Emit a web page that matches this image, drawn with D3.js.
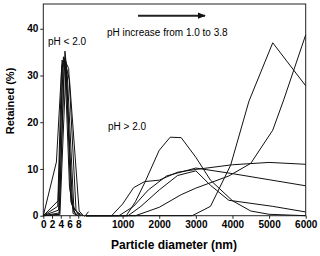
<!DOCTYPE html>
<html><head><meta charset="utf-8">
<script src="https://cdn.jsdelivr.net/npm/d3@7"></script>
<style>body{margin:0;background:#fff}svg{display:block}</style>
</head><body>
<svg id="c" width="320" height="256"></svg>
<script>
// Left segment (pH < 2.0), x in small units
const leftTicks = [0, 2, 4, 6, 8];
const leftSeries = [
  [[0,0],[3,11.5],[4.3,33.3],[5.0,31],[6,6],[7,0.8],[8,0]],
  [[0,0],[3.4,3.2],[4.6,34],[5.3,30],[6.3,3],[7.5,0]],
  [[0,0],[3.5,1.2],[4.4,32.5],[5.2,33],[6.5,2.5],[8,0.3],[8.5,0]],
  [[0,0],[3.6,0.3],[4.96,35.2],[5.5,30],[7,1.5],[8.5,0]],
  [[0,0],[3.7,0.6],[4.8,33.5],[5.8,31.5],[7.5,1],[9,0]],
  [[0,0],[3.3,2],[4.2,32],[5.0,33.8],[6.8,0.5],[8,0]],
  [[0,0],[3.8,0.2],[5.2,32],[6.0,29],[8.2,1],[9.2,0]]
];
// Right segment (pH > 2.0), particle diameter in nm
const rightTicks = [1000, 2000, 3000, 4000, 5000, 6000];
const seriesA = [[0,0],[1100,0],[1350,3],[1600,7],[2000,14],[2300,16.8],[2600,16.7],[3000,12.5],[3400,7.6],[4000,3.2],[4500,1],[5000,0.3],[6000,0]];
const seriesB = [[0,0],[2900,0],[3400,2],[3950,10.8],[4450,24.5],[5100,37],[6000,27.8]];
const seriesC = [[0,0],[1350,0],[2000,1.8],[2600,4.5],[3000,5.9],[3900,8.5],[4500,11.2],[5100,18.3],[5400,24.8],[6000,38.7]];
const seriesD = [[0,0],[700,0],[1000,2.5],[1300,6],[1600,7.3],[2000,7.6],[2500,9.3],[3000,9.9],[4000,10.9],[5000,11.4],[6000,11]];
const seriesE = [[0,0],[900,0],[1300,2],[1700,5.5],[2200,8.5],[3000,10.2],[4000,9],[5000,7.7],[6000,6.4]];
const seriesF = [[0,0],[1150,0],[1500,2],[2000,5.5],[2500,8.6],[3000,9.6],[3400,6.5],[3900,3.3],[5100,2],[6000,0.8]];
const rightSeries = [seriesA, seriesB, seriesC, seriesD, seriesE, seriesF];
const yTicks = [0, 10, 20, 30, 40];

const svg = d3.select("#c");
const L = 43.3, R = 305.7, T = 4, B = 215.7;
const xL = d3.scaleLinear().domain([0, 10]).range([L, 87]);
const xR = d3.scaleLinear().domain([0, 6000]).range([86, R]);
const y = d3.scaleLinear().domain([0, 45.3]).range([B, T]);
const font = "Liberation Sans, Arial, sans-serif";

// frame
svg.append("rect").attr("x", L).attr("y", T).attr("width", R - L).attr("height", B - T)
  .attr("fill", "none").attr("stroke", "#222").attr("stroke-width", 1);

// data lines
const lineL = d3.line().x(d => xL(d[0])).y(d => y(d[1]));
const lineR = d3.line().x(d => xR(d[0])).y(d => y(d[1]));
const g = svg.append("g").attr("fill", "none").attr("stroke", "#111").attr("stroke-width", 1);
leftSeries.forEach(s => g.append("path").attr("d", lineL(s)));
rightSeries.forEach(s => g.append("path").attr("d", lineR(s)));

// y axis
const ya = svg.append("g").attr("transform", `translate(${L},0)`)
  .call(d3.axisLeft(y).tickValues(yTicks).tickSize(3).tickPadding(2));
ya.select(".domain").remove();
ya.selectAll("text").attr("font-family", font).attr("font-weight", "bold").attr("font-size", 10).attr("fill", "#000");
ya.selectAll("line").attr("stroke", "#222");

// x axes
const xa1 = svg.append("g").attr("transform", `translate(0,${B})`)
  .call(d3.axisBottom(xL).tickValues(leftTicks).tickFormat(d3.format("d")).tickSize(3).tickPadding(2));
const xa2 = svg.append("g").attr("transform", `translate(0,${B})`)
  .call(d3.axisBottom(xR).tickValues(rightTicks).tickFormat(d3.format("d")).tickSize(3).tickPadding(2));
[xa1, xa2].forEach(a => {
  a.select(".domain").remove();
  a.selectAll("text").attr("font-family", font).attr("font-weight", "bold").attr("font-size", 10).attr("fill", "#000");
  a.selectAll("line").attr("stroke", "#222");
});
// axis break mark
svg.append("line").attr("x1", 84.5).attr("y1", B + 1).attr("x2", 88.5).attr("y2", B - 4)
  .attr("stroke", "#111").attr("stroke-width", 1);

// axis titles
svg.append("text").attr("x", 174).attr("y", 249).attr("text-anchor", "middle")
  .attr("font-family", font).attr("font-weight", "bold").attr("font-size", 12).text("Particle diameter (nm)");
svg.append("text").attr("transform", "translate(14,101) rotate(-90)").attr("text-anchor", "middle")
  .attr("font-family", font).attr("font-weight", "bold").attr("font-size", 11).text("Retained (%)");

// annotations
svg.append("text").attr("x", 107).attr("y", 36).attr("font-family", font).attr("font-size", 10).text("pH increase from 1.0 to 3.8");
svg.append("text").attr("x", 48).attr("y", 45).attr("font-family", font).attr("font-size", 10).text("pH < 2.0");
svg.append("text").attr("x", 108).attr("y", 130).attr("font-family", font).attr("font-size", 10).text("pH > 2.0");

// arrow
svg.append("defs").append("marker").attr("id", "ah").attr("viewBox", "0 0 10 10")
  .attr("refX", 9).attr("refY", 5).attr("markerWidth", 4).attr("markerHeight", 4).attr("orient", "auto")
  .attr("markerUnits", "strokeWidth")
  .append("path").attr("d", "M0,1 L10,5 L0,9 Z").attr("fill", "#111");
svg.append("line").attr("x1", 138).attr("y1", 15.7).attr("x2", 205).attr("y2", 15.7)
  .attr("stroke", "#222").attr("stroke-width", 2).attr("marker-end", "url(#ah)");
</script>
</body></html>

------------

- Written problem -
Repeat the listing in full and exactly. Do not include any images.

- Answer to this task -
Emit a web page that matches this image, drawn with D3.js.
<!DOCTYPE html>
<html><head><meta charset="utf-8">
<script src="https://cdn.jsdelivr.net/npm/d3@7"></script>
<style>body{margin:0;background:#fff}svg{display:block}</style>
</head><body>
<svg id="c" width="320" height="256"></svg>
<script>
// Left segment (pH < 2.0), x in small units
const leftTicks = [0, 2, 4, 6, 8];
const leftSeries = [
  [[0,0],[3,11.5],[4.3,33.3],[5.0,31],[6,6],[7,0.8],[8,0]],
  [[0,0],[3.4,3.2],[4.6,34],[5.3,30],[6.3,3],[7.5,0]],
  [[0,0],[3.5,1.2],[4.4,32.5],[5.2,33],[6.5,2.5],[8,0.3],[8.5,0]],
  [[0,0],[3.6,0.3],[4.96,35.2],[5.5,30],[7,1.5],[8.5,0]],
  [[0,0],[3.7,0.6],[4.8,33.5],[5.8,31.5],[7.5,1],[9,0]],
  [[0,0],[3.3,2],[4.2,32],[5.0,33.8],[6.8,0.5],[8,0]],
  [[0,0],[3.8,0.2],[5.2,32],[6.0,29],[8.2,1],[9.2,0]]
];
// Right segment (pH > 2.0), particle diameter in nm
const rightTicks = [1000, 2000, 3000, 4000, 5000, 6000];
const seriesA = [[0,0],[1100,0],[1350,3],[1600,7],[2000,14],[2300,16.8],[2600,16.7],[3000,12.5],[3400,7.6],[4000,3.2],[4500,1],[5000,0.3],[6000,0]];
const seriesB = [[0,0],[2900,0],[3400,2],[3950,10.8],[4450,24.5],[5100,37],[6000,27.8]];
const seriesC = [[0,0],[1350,0],[2000,1.8],[2600,4.5],[3000,5.9],[3900,8.5],[4500,11.2],[5100,18.3],[5400,24.8],[6000,38.7]];
const seriesD = [[0,0],[700,0],[1000,2.5],[1300,6],[1600,7.3],[2000,7.6],[2500,9.3],[3000,9.9],[4000,10.9],[5000,11.4],[6000,11]];
const seriesE = [[0,0],[900,0],[1300,2],[1700,5.5],[2200,8.5],[3000,10.2],[4000,9],[5000,7.7],[6000,6.4]];
const seriesF = [[0,0],[1150,0],[1500,2],[2000,5.5],[2500,8.6],[3000,9.6],[3400,6.5],[3900,3.3],[5100,2],[6000,0.8]];
const rightSeries = [seriesA, seriesB, seriesC, seriesD, seriesE, seriesF];
const yTicks = [0, 10, 20, 30, 40];

const svg = d3.select("#c");
const L = 43.3, R = 305.7, T = 4, B = 215.7;
const xL = d3.scaleLinear().domain([0, 10]).range([L, 87]);
const xR = d3.scaleLinear().domain([0, 6000]).range([86, R]);
const y = d3.scaleLinear().domain([0, 45.3]).range([B, T]);
const font = "Liberation Sans, Arial, sans-serif";

// frame
svg.append("rect").attr("x", L).attr("y", T).attr("width", R - L).attr("height", B - T)
  .attr("fill", "none").attr("stroke", "#222").attr("stroke-width", 1);

// data lines
const lineL = d3.line().x(d => xL(d[0])).y(d => y(d[1]));
const lineR = d3.line().x(d => xR(d[0])).y(d => y(d[1]));
const g = svg.append("g").attr("fill", "none").attr("stroke", "#111").attr("stroke-width", 1);
leftSeries.forEach(s => g.append("path").attr("d", lineL(s)));
rightSeries.forEach(s => g.append("path").attr("d", lineR(s)));

// y axis
const ya = svg.append("g").attr("transform", `translate(${L},0)`)
  .call(d3.axisLeft(y).tickValues(yTicks).tickSize(3).tickPadding(2));
ya.select(".domain").remove();
ya.selectAll("text").attr("font-family", font).attr("font-weight", "bold").attr("font-size", 10).attr("fill", "#000");
ya.selectAll("line").attr("stroke", "#222");

// x axes
const xa1 = svg.append("g").attr("transform", `translate(0,${B})`)
  .call(d3.axisBottom(xL).tickValues(leftTicks).tickFormat(d3.format("d")).tickSize(3).tickPadding(2));
const xa2 = svg.append("g").attr("transform", `translate(0,${B})`)
  .call(d3.axisBottom(xR).tickValues(rightTicks).tickFormat(d3.format("d")).tickSize(3).tickPadding(2));
[xa1, xa2].forEach(a => {
  a.select(".domain").remove();
  a.selectAll("text").attr("font-family", font).attr("font-weight", "bold").attr("font-size", 10).attr("fill", "#000");
  a.selectAll("line").attr("stroke", "#222");
});
// axis break mark
svg.append("line").attr("x1", 84.5).attr("y1", B + 1).attr("x2", 88.5).attr("y2", B - 4)
  .attr("stroke", "#111").attr("stroke-width", 1);

// axis titles
svg.append("text").attr("x", 174).attr("y", 249).attr("text-anchor", "middle")
  .attr("font-family", font).attr("font-weight", "bold").attr("font-size", 12).text("Particle diameter (nm)");
svg.append("text").attr("transform", "translate(14,101) rotate(-90)").attr("text-anchor", "middle")
  .attr("font-family", font).attr("font-weight", "bold").attr("font-size", 11).text("Retained (%)");

// annotations
svg.append("text").attr("x", 107).attr("y", 36).attr("font-family", font).attr("font-size", 10).text("pH increase from 1.0 to 3.8");
svg.append("text").attr("x", 48).attr("y", 45).attr("font-family", font).attr("font-size", 10).text("pH < 2.0");
svg.append("text").attr("x", 108).attr("y", 130).attr("font-family", font).attr("font-size", 10).text("pH > 2.0");

// arrow
svg.append("defs").append("marker").attr("id", "ah").attr("viewBox", "0 0 10 10")
  .attr("refX", 9).attr("refY", 5).attr("markerWidth", 4).attr("markerHeight", 4).attr("orient", "auto")
  .attr("markerUnits", "strokeWidth")
  .append("path").attr("d", "M0,1 L10,5 L0,9 Z").attr("fill", "#111");
svg.append("line").attr("x1", 138).attr("y1", 15.7).attr("x2", 205).attr("y2", 15.7)
  .attr("stroke", "#222").attr("stroke-width", 2).attr("marker-end", "url(#ah)");
</script>
</body></html>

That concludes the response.